I’m obsessed with fixing systems that quietly waste value - whether that’s physical goods or human potential. In retail, millions of perfectly usable products are destroyed every year while people struggle with rising costs. KiDSiE exists to make circularity commercially inevitable -turning inefficiency into revenue and access into opportunity. But I see the same inefficiency in entrepreneurship. Ambitious women, and mothers are building serious companies with less capital, less visibility, and fewer power networks. MomFounder Collective exists to close that leverage gap. Both are rooted in the same thesis: value is often overlooked not because it’s weak - but because systems weren’t designed to recognize it. I’m driven by redesigning broken systems, where inefficiency hides opportunity. I don’t build around trends but instead infrastructure that shifts outcomes.
Chapter III
The impact you want to leave behind — for your industry, your community, and the women who come next.

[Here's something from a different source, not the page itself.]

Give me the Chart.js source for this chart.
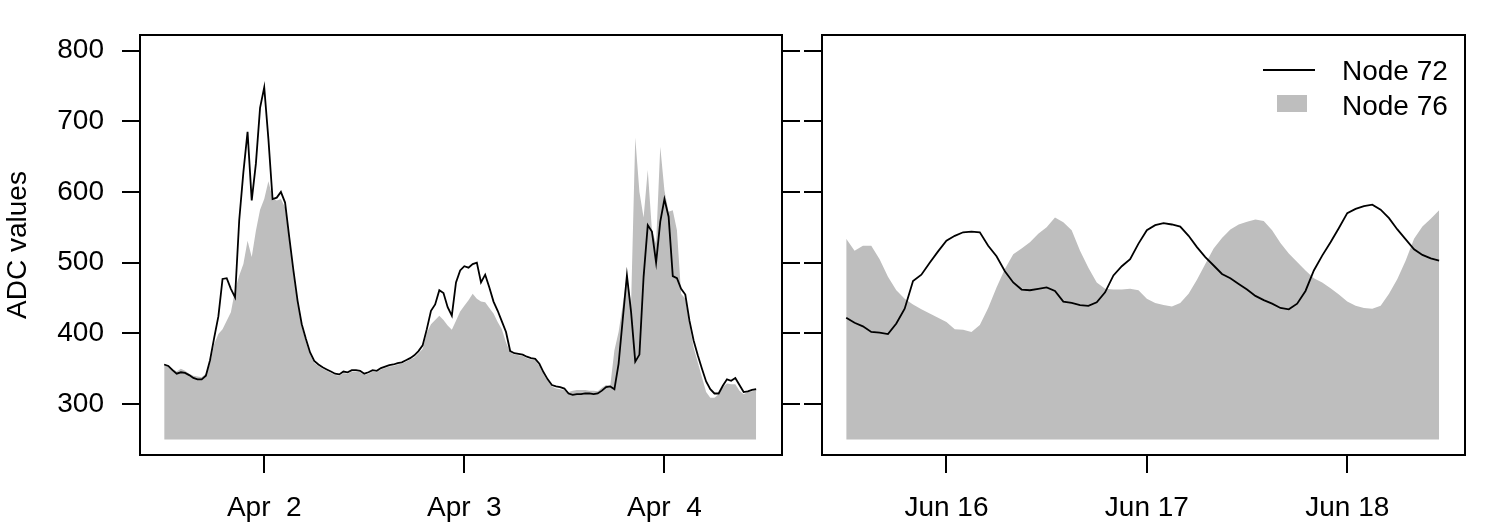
<!DOCTYPE html>
<html lang="en">
<head>
<meta charset="UTF-8">
<title>ADC values - Node 72 / Node 76</title>
<script src="https://cdn.jsdelivr.net/npm/chart.js"></script>
<style>
  body { margin: 0; background: #fff; }
  #wrap { position: relative; width: 1500px; height: 525px; }
  #leftChart { position: absolute; left: 0; top: 0; }
  #rightChart { position: absolute; left: 804px; top: 0; }
</style>
</head>
<body>
<div id="wrap">
  <canvas id="leftChart" width="800" height="525"></canvas>
  <canvas id="rightChart" width="696" height="525"></canvas>
</div>
<script>
// x = hours after midnight of the first labelled day (Apr 2 / Jun 16)
const aprStart = -12, aprStep = 0.5;   // Apr 1 12:00, every 30 min
const junStart = -12, junStep = 1;     // Jun 15 12:00, every hour

const aprTickHours = [0, 24, 48];
const aprTickLabels = ['Apr  2', 'Apr  3', 'Apr  4'];
const junTickHours = [0, 24, 48];
const junTickLabels = ['Jun 16', 'Jun 17', 'Jun 18'];
const yTicks = [300, 400, 500, 600, 700, 800];

const aprNode72 = [
  356, 354, 348, 343, 345, 344, 341, 337, 335, 335,
  340, 362, 394, 424, 477, 478, 463, 451, 560, 628,
  685, 588, 640, 719, 748, 675, 590, 592, 600, 585,
  536, 489, 446, 413, 392, 373, 361, 356, 352, 349,
  346, 343, 342, 346, 345, 348, 348, 347, 343, 345,
  348, 347, 351, 353, 355, 356, 358, 359, 362, 365,
  369, 375, 383, 406, 432, 441, 461, 457, 437, 425,
  472, 489, 495, 493, 498, 500, 472, 483, 465, 445,
  432, 417, 402, 375, 372, 371, 370, 367, 365, 364,
  357, 345, 335, 327, 325, 324, 322, 315, 313, 314,
  314, 315, 315, 314, 315, 319, 324, 325, 321, 357,
  420, 482, 430, 360, 370, 480, 553, 544, 500, 558,
  590, 565, 481, 478, 463, 455, 418, 390, 369, 350,
  332, 321, 315, 315, 326, 335, 333, 337, 327, 317,
  318, 320, 321
];
const aprNode76 = [
  357, 354, 350, 346, 350, 347, 343, 340, 339, 338,
  343, 357, 385, 399, 406, 418, 430, 461, 482, 498,
  531, 508, 545, 575, 590, 615, 592, 588, 590, 578,
  530, 484, 442, 409, 388, 370, 358, 354, 350, 347,
  344, 341, 340, 344, 343, 346, 346, 345, 341, 343,
  346, 345, 349, 351, 353, 354, 356, 357, 360, 363,
  366, 372, 378, 401, 413, 419, 425, 419, 411, 405,
  418, 431, 439, 447, 456, 449, 445, 444, 436, 428,
  416, 406, 387, 373, 370, 369, 368, 365, 363, 362,
  354, 342, 333, 325, 322, 321, 320, 317, 319, 320,
  320, 320, 319, 319, 318, 323, 327, 326, 376, 402,
  440, 484, 442, 677, 600, 564, 631, 546, 527, 664,
  602, 572, 574, 546, 456, 449, 413, 380, 359, 338,
  317, 309, 309, 314, 324, 329, 328, 328, 319, 314,
  317, 318, 319
];

const junNode72 = [
  422, 415, 410, 402, 401, 399, 414, 435, 474, 483, 500, 516,
  531, 538, 543, 544, 543, 524, 509, 488, 472, 462, 461, 463,
  465, 460, 445, 443, 440, 439, 444, 458, 482, 495, 505, 527,
  546, 553, 556, 554, 551, 538, 522, 508, 496, 484, 478, 470,
  462, 453, 447, 442, 436, 434, 442, 460, 489, 510, 529, 549,
  570, 576, 580, 582, 575, 563, 547, 533, 519, 511, 506, 503
];
const junNode76 = [
  534, 517, 524, 524, 505, 480, 461, 449, 441, 434, 428, 422,
  416, 406, 405, 402, 412, 436, 465, 491, 512, 520, 529, 541,
  550, 564, 557, 546, 517, 493, 472, 463, 462, 462, 463, 461,
  449, 443, 440, 438, 443, 456, 476, 498, 520, 535, 547, 554,
  558, 561, 559, 546, 528, 513, 501, 489, 478, 472, 464, 455,
  445, 439, 436, 435, 439, 456, 477, 503, 534, 551, 562, 574
];

const FONT = { family: '"Liberation Sans", Arial, Helvetica, sans-serif', size: 28 };

function toPoints(start, step, vals) {
  return vals.map((v, i) => ({ x: start + i * step, y: v }));
}

// full box around each plot region
const boxPlugin = {
  id: 'box',
  afterDraw(chart) {
    const { ctx, chartArea: a } = chart;
    ctx.save();
    ctx.strokeStyle = '#000';
    ctx.lineWidth = 2;
    ctx.strokeRect(a.left, a.top, a.right - a.left, a.bottom - a.top);
    ctx.restore();
  }
};

// legend in the top right corner of the June panel
const legendPlugin = {
  id: 'cornerLegend',
  afterDraw(chart) {
    const { ctx, chartArea: a } = chart;
    const ds = chart.data.datasets;
    ctx.save();
    ctx.font = FONT.size + 'px ' + FONT.family;
    ctx.fillStyle = '#000';
    ctx.textBaseline = 'alphabetic';
    ctx.textAlign = 'left';

    let y = a.top + 35;
    ctx.strokeStyle = ds[0].borderColor;
    ctx.lineWidth = ds[0].borderWidth;
    ctx.beginPath();
    ctx.moveTo(a.right - 202, y);
    ctx.lineTo(a.right - 150, y);
    ctx.stroke();
    ctx.fillText(ds[0].label, a.right - 123, y + 10);

    y = a.top + 70;
    ctx.fillStyle = ds[1].backgroundColor;
    ctx.fillRect(a.right - 188, y - 10, 30, 17);
    ctx.fillStyle = '#000';
    ctx.fillText(ds[1].label, a.right - 123, y + 10);
    ctx.restore();
  }
};

function makeChart(id, start, step, n72, n76, tickHours, tickLabels, isLeft) {
  const scales = {
    x: {
      type: 'linear',
      position: 'bottom',
      min: -14.9,
      max: 62.1,
      grid: { drawOnChartArea: false, tickLength: 18, color: '#000', lineWidth: 2 },
      border: { display: false },
      ticks: {
        color: '#000',
        font: FONT,
        padding: 18,
        maxRotation: 0,
        autoSkip: false,
        callback: (v) => tickLabels[tickHours.indexOf(v)]
      },
      afterBuildTicks: (s) => { s.ticks = tickHours.map(v => ({ value: v })); },
      afterFit: (s) => { s.height = 70; }
    },
    y: {
      position: 'left',
      min: 228,
      max: 822,
      grid: { drawOnChartArea: false, tickLength: 18, color: '#000', lineWidth: 2 },
      border: { display: false },
      ticks: { display: isLeft, color: '#000', font: FONT, padding: 18, callback: (v) => String(v) },
      title: { display: isLeft, text: 'ADC values', color: '#000', font: FONT, padding: { top: 1, bottom: 0 } },
      afterBuildTicks: (s) => { s.ticks = yTicks.map(v => ({ value: v })); },
      afterFit: (s) => { s.width = isLeft ? 140 : 18; }
    }
  };
  if (isLeft) {
    scales.y2 = {
      position: 'right',
      min: 228,
      max: 822,
      grid: { drawOnChartArea: false, tickLength: 18, color: '#000', lineWidth: 2 },
      border: { display: false },
      ticks: { display: false },
      afterBuildTicks: (s) => { s.ticks = yTicks.map(v => ({ value: v })); },
      afterFit: (s) => { s.width = 18; }
    };
  }

  return new Chart(document.getElementById(id), {
    type: 'line',
    data: {
      datasets: [
        {
          label: 'Node 72',
          data: toPoints(start, step, n72),
          borderColor: '#000',
          borderWidth: 1.8,
          pointRadius: 0,
          tension: 0,
          fill: false
        },
        {
          label: 'Node 76',
          data: toPoints(start, step, n76),
          borderWidth: 0,
          borderColor: 'rgba(0,0,0,0)',
          backgroundColor: '#BEBEBE',
          pointRadius: 0,
          tension: 0,
          fill: { value: 250 }
        }
      ]
    },
    options: {
      responsive: false,
      animation: false,
      layout: { padding: { top: 35, right: isLeft ? 0 : 35, left: 0, bottom: 0 } },
      plugins: { legend: { display: false }, tooltip: { enabled: false } },
      scales: scales
    },
    plugins: isLeft ? [boxPlugin] : [boxPlugin, legendPlugin]
  });
}

makeChart('leftChart', aprStart, aprStep, aprNode72, aprNode76, aprTickHours, aprTickLabels, true);
makeChart('rightChart', junStart, junStep, junNode72, junNode76, junTickHours, junTickLabels, false);
</script>
</body>
</html>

Thirty years from now, I want circular infrastructure to be standard - not innovative. It should feel outdated to destroy usable products or ignore embedded value in supply chains. I also want women building companies to operate with full access to capital, networks, and scale, without having to justify their ambition. If I’ve done this well, I won’t be remembered for a single company. I’ll be remembered for helping redesign systems so more value compounds - economically and generationally. The legacy I care about is this: my children, and theirs, inherit industries that are more efficient, more inclusive, and structurally better designed than the ones I entered.